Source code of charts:
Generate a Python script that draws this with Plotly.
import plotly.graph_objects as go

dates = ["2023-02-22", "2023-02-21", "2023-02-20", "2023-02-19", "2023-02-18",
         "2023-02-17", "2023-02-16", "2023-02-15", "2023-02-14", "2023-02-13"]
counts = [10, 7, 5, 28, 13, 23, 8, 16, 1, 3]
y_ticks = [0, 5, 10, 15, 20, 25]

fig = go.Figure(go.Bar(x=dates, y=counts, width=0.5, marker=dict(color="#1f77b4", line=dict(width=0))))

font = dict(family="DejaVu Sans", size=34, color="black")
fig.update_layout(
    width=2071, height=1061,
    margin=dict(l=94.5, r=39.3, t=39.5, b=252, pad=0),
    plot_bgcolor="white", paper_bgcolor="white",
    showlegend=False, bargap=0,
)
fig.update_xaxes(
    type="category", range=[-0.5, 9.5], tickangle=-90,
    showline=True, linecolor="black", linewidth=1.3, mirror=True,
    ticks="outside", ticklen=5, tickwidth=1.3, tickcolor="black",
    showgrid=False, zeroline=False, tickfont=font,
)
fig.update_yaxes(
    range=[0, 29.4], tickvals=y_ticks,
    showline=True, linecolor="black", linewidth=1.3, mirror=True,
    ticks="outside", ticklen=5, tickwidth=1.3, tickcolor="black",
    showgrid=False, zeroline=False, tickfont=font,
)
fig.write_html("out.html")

--

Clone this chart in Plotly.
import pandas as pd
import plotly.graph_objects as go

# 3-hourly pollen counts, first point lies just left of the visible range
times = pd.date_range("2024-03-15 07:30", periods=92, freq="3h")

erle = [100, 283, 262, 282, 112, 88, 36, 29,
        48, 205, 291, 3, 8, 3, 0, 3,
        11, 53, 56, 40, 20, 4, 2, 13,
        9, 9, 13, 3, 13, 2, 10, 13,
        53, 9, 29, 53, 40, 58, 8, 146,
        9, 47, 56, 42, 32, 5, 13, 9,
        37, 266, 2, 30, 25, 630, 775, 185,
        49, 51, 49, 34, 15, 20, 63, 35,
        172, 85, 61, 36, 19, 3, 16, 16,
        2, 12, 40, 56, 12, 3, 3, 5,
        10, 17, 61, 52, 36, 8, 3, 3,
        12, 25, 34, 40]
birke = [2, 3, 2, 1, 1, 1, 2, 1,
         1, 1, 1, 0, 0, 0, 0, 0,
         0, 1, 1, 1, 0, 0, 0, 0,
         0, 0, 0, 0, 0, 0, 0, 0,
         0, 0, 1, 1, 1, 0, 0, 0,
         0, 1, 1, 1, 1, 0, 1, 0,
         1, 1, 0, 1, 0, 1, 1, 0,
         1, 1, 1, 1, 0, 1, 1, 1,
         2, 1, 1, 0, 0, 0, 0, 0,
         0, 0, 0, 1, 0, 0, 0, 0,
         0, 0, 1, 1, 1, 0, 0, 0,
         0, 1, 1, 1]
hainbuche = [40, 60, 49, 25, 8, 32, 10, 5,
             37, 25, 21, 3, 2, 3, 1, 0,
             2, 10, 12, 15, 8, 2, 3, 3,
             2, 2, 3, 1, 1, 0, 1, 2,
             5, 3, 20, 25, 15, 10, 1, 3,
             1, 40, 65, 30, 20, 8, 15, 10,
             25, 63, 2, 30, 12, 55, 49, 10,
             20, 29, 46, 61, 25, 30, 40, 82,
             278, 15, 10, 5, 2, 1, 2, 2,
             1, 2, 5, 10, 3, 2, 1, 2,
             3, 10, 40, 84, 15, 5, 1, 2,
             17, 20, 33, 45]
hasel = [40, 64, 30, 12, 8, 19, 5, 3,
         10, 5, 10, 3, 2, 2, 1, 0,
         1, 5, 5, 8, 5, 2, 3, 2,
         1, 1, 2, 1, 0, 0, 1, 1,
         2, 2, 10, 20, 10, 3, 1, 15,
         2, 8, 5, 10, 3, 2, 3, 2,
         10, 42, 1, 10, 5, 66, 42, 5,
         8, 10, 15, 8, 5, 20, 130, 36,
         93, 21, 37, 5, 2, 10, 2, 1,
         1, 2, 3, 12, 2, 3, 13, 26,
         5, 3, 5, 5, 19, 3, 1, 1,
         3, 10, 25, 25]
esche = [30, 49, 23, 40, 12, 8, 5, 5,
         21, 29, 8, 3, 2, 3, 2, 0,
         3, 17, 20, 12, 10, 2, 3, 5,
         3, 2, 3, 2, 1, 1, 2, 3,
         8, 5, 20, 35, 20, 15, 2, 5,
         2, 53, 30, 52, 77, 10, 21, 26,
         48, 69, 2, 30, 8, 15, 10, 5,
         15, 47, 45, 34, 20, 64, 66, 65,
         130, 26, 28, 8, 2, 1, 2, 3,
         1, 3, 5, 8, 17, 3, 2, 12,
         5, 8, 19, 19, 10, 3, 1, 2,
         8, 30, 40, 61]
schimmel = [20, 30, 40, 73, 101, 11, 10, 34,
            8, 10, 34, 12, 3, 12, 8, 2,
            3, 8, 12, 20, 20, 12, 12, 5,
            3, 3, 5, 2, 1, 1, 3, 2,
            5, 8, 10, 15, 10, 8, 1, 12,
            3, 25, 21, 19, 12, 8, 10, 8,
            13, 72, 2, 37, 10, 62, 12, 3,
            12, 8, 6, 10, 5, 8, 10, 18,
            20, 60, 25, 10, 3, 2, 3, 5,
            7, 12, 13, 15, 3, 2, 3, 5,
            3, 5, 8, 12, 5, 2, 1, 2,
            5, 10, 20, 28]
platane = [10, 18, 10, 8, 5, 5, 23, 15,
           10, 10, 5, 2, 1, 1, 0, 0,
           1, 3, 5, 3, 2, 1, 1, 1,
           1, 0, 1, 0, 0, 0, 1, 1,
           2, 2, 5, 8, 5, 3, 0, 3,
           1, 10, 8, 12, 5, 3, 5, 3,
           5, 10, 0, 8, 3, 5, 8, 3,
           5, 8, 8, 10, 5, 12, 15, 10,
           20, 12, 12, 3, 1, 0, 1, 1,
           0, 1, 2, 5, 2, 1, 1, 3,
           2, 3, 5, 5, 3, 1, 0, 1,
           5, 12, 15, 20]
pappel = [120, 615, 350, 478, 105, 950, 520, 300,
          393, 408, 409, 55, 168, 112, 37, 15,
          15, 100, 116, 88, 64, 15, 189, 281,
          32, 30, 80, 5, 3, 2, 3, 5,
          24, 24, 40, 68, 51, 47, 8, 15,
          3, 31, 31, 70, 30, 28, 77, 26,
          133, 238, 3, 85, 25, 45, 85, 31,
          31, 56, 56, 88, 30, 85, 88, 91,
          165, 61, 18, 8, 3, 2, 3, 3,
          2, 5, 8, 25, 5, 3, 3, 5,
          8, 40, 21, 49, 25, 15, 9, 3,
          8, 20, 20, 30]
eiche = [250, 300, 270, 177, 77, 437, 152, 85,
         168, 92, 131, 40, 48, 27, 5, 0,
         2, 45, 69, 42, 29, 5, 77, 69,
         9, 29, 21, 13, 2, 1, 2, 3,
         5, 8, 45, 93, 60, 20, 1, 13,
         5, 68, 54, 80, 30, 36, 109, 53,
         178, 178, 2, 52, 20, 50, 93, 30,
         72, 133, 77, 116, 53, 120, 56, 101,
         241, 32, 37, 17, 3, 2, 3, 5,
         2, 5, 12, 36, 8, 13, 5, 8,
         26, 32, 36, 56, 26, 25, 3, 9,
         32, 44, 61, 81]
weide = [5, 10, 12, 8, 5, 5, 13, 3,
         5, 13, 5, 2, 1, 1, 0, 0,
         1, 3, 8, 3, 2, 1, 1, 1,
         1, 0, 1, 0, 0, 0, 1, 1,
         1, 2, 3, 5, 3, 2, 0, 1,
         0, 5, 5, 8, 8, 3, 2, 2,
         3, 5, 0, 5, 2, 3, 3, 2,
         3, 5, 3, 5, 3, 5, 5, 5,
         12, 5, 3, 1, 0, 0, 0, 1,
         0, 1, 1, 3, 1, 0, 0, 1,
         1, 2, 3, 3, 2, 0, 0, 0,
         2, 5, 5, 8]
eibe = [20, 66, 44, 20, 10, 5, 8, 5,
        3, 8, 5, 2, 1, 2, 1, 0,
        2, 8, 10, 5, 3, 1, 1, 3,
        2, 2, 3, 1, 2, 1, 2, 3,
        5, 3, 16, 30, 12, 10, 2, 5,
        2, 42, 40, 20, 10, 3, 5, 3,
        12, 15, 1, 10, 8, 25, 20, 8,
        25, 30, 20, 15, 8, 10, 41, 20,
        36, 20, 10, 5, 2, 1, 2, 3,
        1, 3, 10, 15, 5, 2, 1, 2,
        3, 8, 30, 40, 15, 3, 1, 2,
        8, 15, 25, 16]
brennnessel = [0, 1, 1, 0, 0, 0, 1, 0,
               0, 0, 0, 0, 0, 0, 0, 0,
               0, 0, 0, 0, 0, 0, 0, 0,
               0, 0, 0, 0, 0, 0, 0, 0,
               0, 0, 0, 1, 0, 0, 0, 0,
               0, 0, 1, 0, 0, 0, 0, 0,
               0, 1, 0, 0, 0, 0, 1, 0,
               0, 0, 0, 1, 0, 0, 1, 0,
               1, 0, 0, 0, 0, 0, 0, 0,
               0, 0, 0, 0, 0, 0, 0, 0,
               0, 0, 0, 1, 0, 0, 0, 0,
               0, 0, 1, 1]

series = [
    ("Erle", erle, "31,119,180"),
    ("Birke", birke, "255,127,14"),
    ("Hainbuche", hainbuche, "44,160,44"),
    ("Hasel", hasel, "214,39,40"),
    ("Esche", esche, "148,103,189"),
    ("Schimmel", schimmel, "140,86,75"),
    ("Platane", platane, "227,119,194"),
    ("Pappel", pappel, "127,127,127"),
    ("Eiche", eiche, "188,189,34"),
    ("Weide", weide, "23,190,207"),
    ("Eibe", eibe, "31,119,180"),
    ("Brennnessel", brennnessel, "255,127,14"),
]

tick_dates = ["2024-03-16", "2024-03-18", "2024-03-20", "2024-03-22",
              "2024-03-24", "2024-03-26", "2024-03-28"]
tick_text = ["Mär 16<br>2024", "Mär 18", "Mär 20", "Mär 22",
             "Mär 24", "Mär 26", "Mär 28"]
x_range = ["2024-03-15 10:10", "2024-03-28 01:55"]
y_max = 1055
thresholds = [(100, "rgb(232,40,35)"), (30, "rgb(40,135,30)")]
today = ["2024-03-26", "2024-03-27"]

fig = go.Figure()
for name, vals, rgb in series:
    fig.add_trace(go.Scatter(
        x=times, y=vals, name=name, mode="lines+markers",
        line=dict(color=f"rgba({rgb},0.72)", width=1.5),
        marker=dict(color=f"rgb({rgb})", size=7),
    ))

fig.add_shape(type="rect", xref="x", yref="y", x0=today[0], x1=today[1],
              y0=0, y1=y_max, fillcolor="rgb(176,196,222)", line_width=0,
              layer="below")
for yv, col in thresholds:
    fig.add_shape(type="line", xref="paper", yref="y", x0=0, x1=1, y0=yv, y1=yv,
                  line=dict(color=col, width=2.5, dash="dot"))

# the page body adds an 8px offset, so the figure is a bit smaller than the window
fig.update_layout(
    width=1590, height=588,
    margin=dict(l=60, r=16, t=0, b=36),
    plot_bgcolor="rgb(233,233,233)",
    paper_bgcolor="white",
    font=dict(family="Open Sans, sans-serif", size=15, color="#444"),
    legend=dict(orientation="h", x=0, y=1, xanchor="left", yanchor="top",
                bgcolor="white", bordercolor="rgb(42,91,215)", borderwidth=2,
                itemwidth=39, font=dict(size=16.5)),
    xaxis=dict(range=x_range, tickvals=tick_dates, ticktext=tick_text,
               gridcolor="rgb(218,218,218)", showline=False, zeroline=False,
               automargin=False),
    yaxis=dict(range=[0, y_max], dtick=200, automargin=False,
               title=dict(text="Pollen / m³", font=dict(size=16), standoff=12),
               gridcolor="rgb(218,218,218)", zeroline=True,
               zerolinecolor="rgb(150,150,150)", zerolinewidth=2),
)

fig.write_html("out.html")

WORK INSTRUCTIONS: Check each line of the entries above, and show every one holding the word "this".

OUTPUT BELOW:
Generate a Python script that draws this with Plotly.
Clone this chart in Plotly.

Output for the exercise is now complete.